In the span of a life, I had very few days with my grandparents. I would visit them on family vacations, but those trips were few and far between.

What is an embrace? Is it just the physical arms that enfold our bodies? Or is it the love that extends beyond numbered weekends of care?

Could there have been one hundred embraces from my grandparents in a lifetime? Is it the number that matters?

What deep pathways of love were grooved in our hearts and minds in our young years?

Those memories are a refuge in a world that feels progressively harder and scarier. I use them like a withdrawal from a bank account that never runs out. Those embraces have given me a gift that cost seconds but gives a return on investment unlike any worldly security. They are like a treasure we harvest, whether it has been a good year of gardening or not. As the weight and uncertainty of life bears down, I reach back into my heart and wonder how much they worried and suffered during the lifetime they were handed.

The weekend that I watched Elsa turned into a time of deep anguish and self-doubt.
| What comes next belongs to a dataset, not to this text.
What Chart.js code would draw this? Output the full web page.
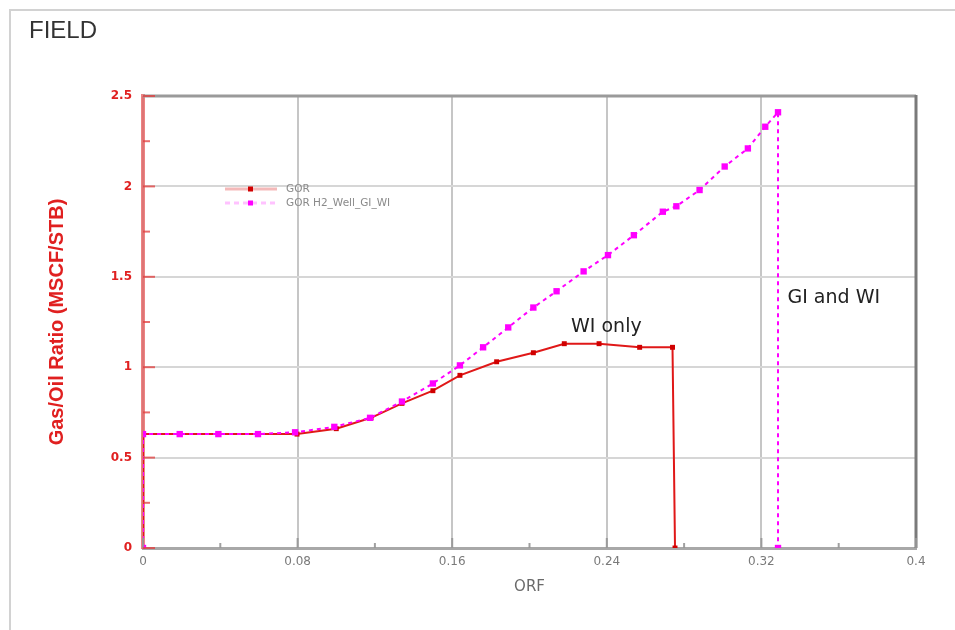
<!DOCTYPE html>
<html>
<head>
<meta charset="utf-8">
<script src="https://cdn.jsdelivr.net/npm/chart.js@4.4.1/dist/chart.umd.min.js"></script>
<style>
  html, body { margin: 0; padding: 0; background: #fff; }
  #wrap { width: 955px; height: 630px; position: relative; }
</style>
</head>
<body>
<div id="wrap"><canvas id="gorChart" width="955" height="630"></canvas></div>
<script>
// recovery factor (x) vs gas/oil ratio (y)
const gorOrf = [0, 0, 0.019, 0.039, 0.0595, 0.0797, 0.100, 0.118, 0.134, 0.150, 0.164, 0.183, 0.202, 0.218, 0.236, 0.257, 0.274, 0.2753];
const gorVal = [0, 0.63, 0.63, 0.63, 0.63, 0.63, 0.66, 0.72, 0.80, 0.87, 0.955, 1.03, 1.08, 1.13, 1.13, 1.11, 1.11, 0];

const giwiOrf = [0, 0, 0.019, 0.039, 0.0595, 0.0787, 0.099, 0.1175, 0.134, 0.150, 0.164, 0.176, 0.189, 0.202, 0.214, 0.228, 0.2406, 0.254, 0.269, 0.276, 0.288, 0.301, 0.313, 0.322, 0.3286, 0.3286];
const giwiVal = [0, 0.63, 0.63, 0.63, 0.63, 0.64, 0.67, 0.72, 0.81, 0.91, 1.01, 1.11, 1.22, 1.33, 1.42, 1.53, 1.62, 1.73, 1.86, 1.89, 1.98, 2.11, 2.21, 2.33, 2.41, 0];

const seriesNames = ['GOR', 'GOR H2_Well_GI_WI'];
const xTicks = [0, 0.08, 0.16, 0.24, 0.32, 0.4];
const yTicks = [0, 0.5, 1, 1.5, 2, 2.5];

// text notes placed in data units
const notes = [
  { text: 'WI only', x: 0.2215, y: 1.22 },
  { text: 'GI and WI', x: 0.3335, y: 1.38 }
];

const toPts = (xs, ys) => xs.map((x, i) => ({ x: x, y: ys[i] }));

const RED = '#e01818';
const MAGENTA = '#ff00ff';

const extras = {
  id: 'extras',
  beforeDraw(chart) {
    const c = chart.ctx;
    c.save();
    c.fillStyle = '#fff';
    c.fillRect(0, 0, chart.width, chart.height);
    // outer frame
    c.strokeStyle = '#d2d2d2';
    c.lineWidth = 2;
    c.beginPath();
    c.moveTo(10, chart.height);
    c.lineTo(10, 10);
    c.lineTo(chart.width, 10);
    c.stroke();
    c.fillStyle = '#333';
    c.font = '24px "Liberation Sans", Arial, sans-serif';
    c.textBaseline = 'middle';
    c.fillText('FIELD', 29, 31);
    c.restore();
  },
  afterDraw(chart) {
    const c = chart.ctx;
    const a = chart.chartArea;
    const xs = chart.scales.x, ys = chart.scales.y;
    c.save();
    // top and right frame of the plot
    c.strokeStyle = '#9a9a9a';
    c.lineWidth = 3;
    c.beginPath();
    c.moveTo(a.left, a.top);
    c.lineTo(a.right, a.top);
    c.stroke();
    c.strokeStyle = '#7a7a7a';
    c.beginPath();
    c.moveTo(a.right, a.top - 1);
    c.lineTo(a.right, a.bottom);
    c.stroke();

    // inner tick marks, major and minor
    c.lineWidth = 2;
    c.strokeStyle = 'rgba(150,150,150,0.9)';
    for (let v = 0; v <= 0.4001; v += 0.04) {
      const px = xs.getPixelForValue(v);
      const major = Math.round(v / 0.04) % 2 === 0;
      c.beginPath();
      c.moveTo(px, a.bottom);
      c.lineTo(px, a.bottom - (major ? 10 : 5));
      c.stroke();
    }
    c.strokeStyle = 'rgba(225,60,60,0.75)';
    for (let v = 0; v <= 2.5001; v += 0.25) {
      const py = ys.getPixelForValue(v);
      const major = Math.round(v / 0.25) % 2 === 0;
      c.beginPath();
      c.moveTo(a.left, py);
      c.lineTo(a.left + (major ? 12 : 7), py);
      c.stroke();
    }

    // legend inside the plot
    const lx = 225, ly = 189;
    const ds = chart.data.datasets;
    c.font = '10.5px "DejaVu Sans", sans-serif';
    c.textBaseline = 'middle';
    ds.forEach((d, i) => {
      const y = ly + i * 14;
      c.lineWidth = 3;
      c.strokeStyle = i === 0 ? 'rgba(230,100,100,0.45)' : 'rgba(255,80,255,0.35)';
      c.setLineDash(i === 0 ? [] : [5, 4]);
      c.beginPath();
      c.moveTo(lx, y);
      c.lineTo(lx + 52, y);
      c.stroke();
      c.setLineDash([]);
      c.fillStyle = d.pointBackgroundColor;
      c.fillRect(lx + 23, y - 2.5, 5, 5);
      c.fillStyle = '#8a8a8a';
      c.fillText(d.label, lx + 61, y);
    });

    // notes
    c.fillStyle = '#222';
    c.font = '19px "DejaVu Sans", Verdana, sans-serif';
    c.textBaseline = 'middle';
    notes.forEach(n => {
      c.fillText(n.text, xs.getPixelForValue(n.x), ys.getPixelForValue(n.y));
    });
    c.restore();
  }
};

const ctx = document.getElementById('gorChart');
new Chart(ctx, {
  type: 'scatter',
  data: {
    datasets: [
      {
        label: seriesNames[0],
        data: toPts(gorOrf, gorVal),
        showLine: true,
        borderColor: RED,
        borderWidth: 2,
        pointStyle: 'rect',
        pointRadius: 3.5,
        pointBackgroundColor: '#d00000',
        pointBorderWidth: 0,
        order: 2
      },
      {
        label: seriesNames[1],
        data: toPts(giwiOrf, giwiVal),
        showLine: true,
        borderColor: MAGENTA,
        borderWidth: 2,
        borderDash: [4, 4],
        pointStyle: 'rect',
        pointRadius: 4.5,
        pointBackgroundColor: MAGENTA,
        pointBorderWidth: 0,
        order: 1
      }
    ]
  },
  options: {
    responsive: false,
    animation: false,
    events: [],
    layout: { padding: { left: 45, top: 96, right: 39, bottom: 34 } },
    plugins: { legend: { display: false }, tooltip: { enabled: false } },
    scales: {
      x: {
        type: 'linear',
        min: 0,
        max: 0.4,
        afterBuildTicks: s => { s.ticks = xTicks.map(v => ({ value: v })); },
        afterFit: s => { s.height = 48; },
        ticks: {
          color: '#7a7a7a',
          font: { size: 12, family: '"DejaVu Sans", Verdana, sans-serif' },
          padding: 7,
          callback: v => String(+v.toFixed(2))
        },
        grid: { color: '#c6c6c6', lineWidth: 2, drawTicks: false },
        border: { color: '#a8a8a8', width: 3 },
        title: {
          display: true,
          text: 'ORF',
          color: '#6a6a6a',
          font: { size: 15, family: '"DejaVu Sans", Verdana, sans-serif' },
          padding: 0
        }
      },
      y: {
        type: 'linear',
        min: 0,
        max: 2.5,
        afterBuildTicks: s => { s.ticks = yTicks.map(v => ({ value: v })); },
        afterFit: s => { s.width = 98; },
        ticks: {
          color: '#e02020',
          font: { size: 12, weight: 'bold', family: '"DejaVu Sans", Verdana, sans-serif' },
          padding: 11,
          callback: v => String(+v.toFixed(2))
        },
        grid: { color: '#d6d6d6', lineWidth: 2, drawTicks: false },
        border: { color: 'rgba(230,90,90,0.75)', width: 4 },
        title: {
          display: true,
          text: 'Gas/Oil Ratio (MSCF/STB)',
          color: '#e02020',
          font: { size: 20, weight: 'bold', family: '"Liberation Sans", Arial, sans-serif' },
          padding: 0
        }
      }
    }
  },
  plugins: [extras]
});
</script>
</body>
</html>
The roots of the war came from wrestling with new risks that I was taking in my life. The kingdom of darkness assaulted me, and I felt disqualified from doing even things I knew I could do.

I took Elsa to church, and when the children were dismissed I went to help in Elsa’s class. I felt inadequate in every way. I could not fly like a butterfly or walk like an elephant when “Miss Debby” sang and played her guitar. I could not help a young two-and-a-half year-old sit on my lap to quiet her. I was unable to return to a glorious celebration of our new pastor who was installed that morning. It seemed impossible to go to a church lunch and be with people.
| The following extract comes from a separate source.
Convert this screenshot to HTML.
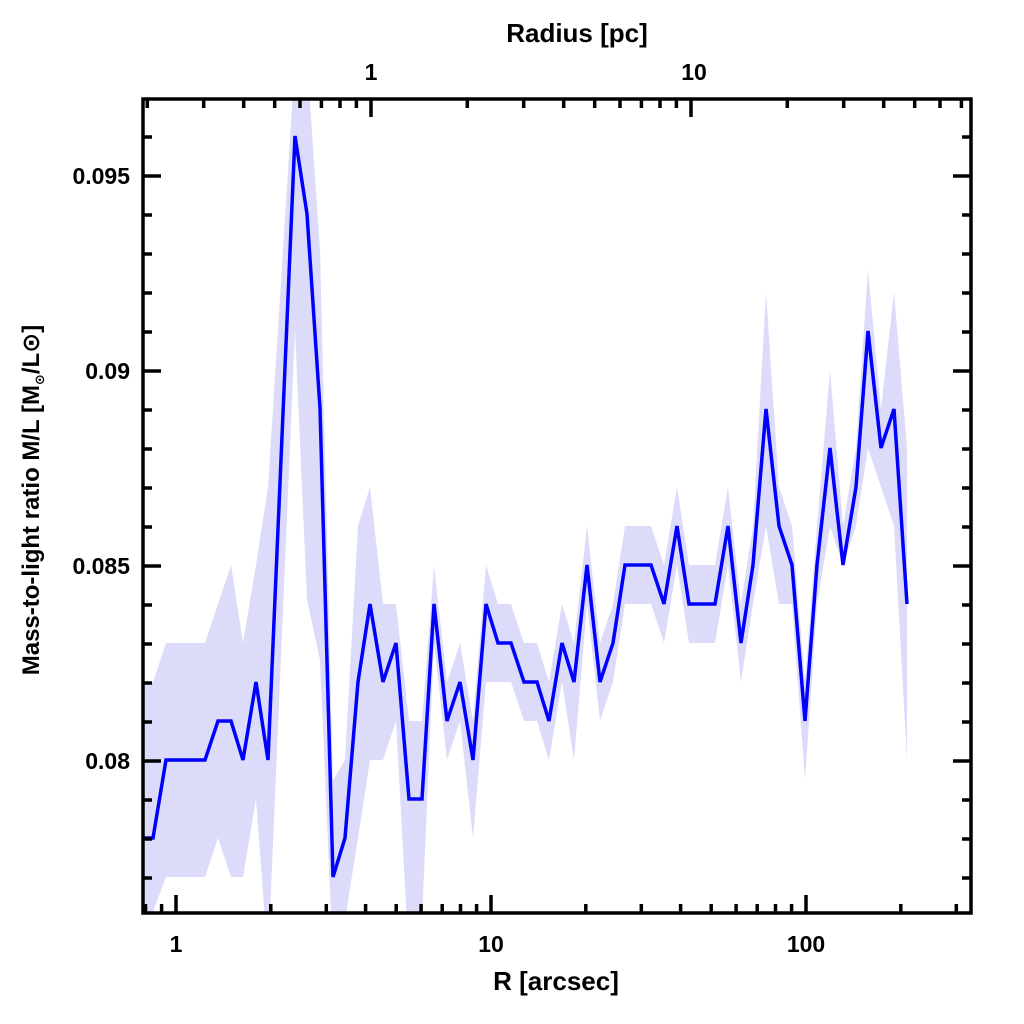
<!DOCTYPE html>
<html><head><style>html,body{margin:0;padding:0;background:#fff}svg{display:block}text{font-family:"Liberation Sans","DejaVu Sans",sans-serif;font-weight:bold;fill:#000}</style></head>
<body>
<svg width="1024" height="1024" viewBox="0 0 1024 1024" xmlns="http://www.w3.org/2000/svg">
<defs><clipPath id="c"><rect x="143" y="99" width="828" height="814"/></clipPath></defs>
<g clip-path="url(#c)">
<polygon fill="#dcdcfa" points="143,682 153,682 166,643 205,643 218,604 231,565 243,643 256,565 268,487 295,60 307,60 320,250 333,780 345,760 358,526 370,487 383,604 396,604 409,721 422,721 434,565 447,682 460,643 473,721 486,565 498,604 511,604 524,643 537,643 549,682 562,604 574,643 587,526 600,643 613,604 625,526 651,526 664,565 677,487 689,565 715,565 728,487 741,604 753,526 766,292 779,487 792,526 805,682 817,526 830,370 843,526 856,448 868,270 881,409 894,292 907,448 907,760 894,526 881,487 868,448 856,526 843,565 830,526 817,604 805,780 792,604 779,604 766,526 753,604 741,682 728,565 715,643 689,643 677,565 664,643 651,604 625,604 613,682 600,721 587,604 574,760 562,682 549,760 537,721 524,721 511,682 498,682 486,682 473,838 460,721 447,760 434,643 422,920 409,960 396,721 383,760 370,760 358,838 345,920 333,960 320,660 307,600 295,330 268,960 256,799 243,877 231,877 218,838 205,877 166,877 153,912 143,912"/>
<polyline fill="none" stroke="#0000ff" stroke-width="3.5" stroke-linejoin="miter" points="143,838 153,838 166,760 205,760 218,721 231,721 243,760 256,682 268,760 295,136 307,214 320,408 333,877 345,838 358,682 370,604 383,682 396,643 409,799 422,799 434,604 447,721 460,682 473,760 486,604 498,643 511,643 524,682 537,682 549,721 562,643 574,682 587,565 600,682 613,643 625,565 651,565 664,604 677,526 689,604 715,604 728,526 741,643 753,565 766,409 779,526 792,565 805,721 817,565 830,448 843,565 856,487 868,331 881,448 894,409 907,604"/>
</g>
<rect x="143" y="99" width="828" height="814" fill="none" stroke="#000" stroke-width="3.5"/>
<g stroke="#000" stroke-width="3.5">
<!-- y minor left/right -->
<path d="M143,878h9M143,839h9M143,800h9M143,722h9M143,683h9M143,644h9M143,605h9M143,527h9M143,488h9M143,449h9M143,410h9M143,332h9M143,293h9M143,254h9M143,215h9M143,137h9"/>
<path d="M143,761h18M143,566h18M143,371h18M143,176h18"/>
<path d="M971,878h-9M971,839h-9M971,800h-9M971,722h-9M971,683h-9M971,644h-9M971,605h-9M971,527h-9M971,488h-9M971,449h-9M971,410h-9M971,332h-9M971,293h-9M971,254h-9M971,215h-9M971,137h-9"/>
<path d="M971,761h-18M971,566h-18M971,371h-18M971,176h-18"/>
<!-- bottom -->
<path d="M145.5,913v-9M161.6,913v-9M270.8,913v-9M326.3,913v-9M365.6,913v-9M396.2,913v-9M421.1,913v-9M442.2,913v-9M460.5,913v-9M476.6,913v-9M585.8,913v-9M641.3,913v-9M680.6,913v-9M711.2,913v-9M736.1,913v-9M757.2,913v-9M775.5,913v-9M791.6,913v-9M900.8,913v-9M956.3,913v-9"/>
<path d="M176,913v-18M491,913v-18M806,913v-18"/>
<!-- top -->
<path d="M147.3,99v9M203.7,99v9M243.7,99v9M274.7,99v9M300,99v9M321.4,99v9M340,99v9M356.4,99v9M467.3,99v9M523.7,99v9M563.7,99v9M594.7,99v9M620,99v9M641.4,99v9M660,99v9M676.4,99v9M787.3,99v9M843.7,99v9M883.7,99v9M914.7,99v9M940,99v9M961.4,99v9"/>
<path d="M371,99v18M691,99v18"/>
</g>
<g font-size="23" text-anchor="end">
<text x="130" y="184">0.095</text><text x="130" y="379">0.09</text><text x="130" y="574">0.085</text><text x="130" y="769">0.08</text>
</g>
<g font-size="23" text-anchor="middle">
<text x="176" y="952">1</text><text x="491" y="952">10</text><text x="806" y="952">100</text>
<text x="371" y="80">1</text><text x="694" y="80">10</text>
<text x="556" y="990" font-size="26">R [arcsec]</text>
<text x="577" y="42" font-size="26">Radius [pc]</text>
<text transform="translate(39,500) rotate(-90)" font-size="24">Mass-to-light ratio M/L [M<tspan font-size="13" dy="5">⊙</tspan><tspan dy="-5">/L⊙]</tspan></text>
</g>
</svg>
</body></html>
I took Elsa to her home and drove home with such sorrow. The day was beautiful and I was in a dark pit. I was burdened and fearful, and I felt too shy to walk in our yard in case neighbors would see me.

Soon after, Dan called in the midst of a travel nightmare. His day had turned from a simple flight home to 17 hours of misery. He was furious and overwhelmed with exhaustion. As we talked, I knew he didn’t want care, but he was desperate for relief. I couldn’t do a thing to take him out of his pain, and it was easier to wish him well and go back to my doubt.

But I didn’t. I don’t know how I had the courage to invite him to comfort, but I asked if I could pray for him. I heard a ten second hesitation and the silence felt deafening. He quietly said: “Yes. I need you to pray.”

I reached deep and found the embraces from decades ago, and then offered them to a man I adore. I spoke words of truth about his heart and the darkness of his moment, and my desire for him surrounded him like holding him in my arms. I could tell his war was not over, but I could tell he was calmer and knew he was loved. The investment offered to us by the arms of love always opens the heart to receive the stranger among us, even when we are estranged.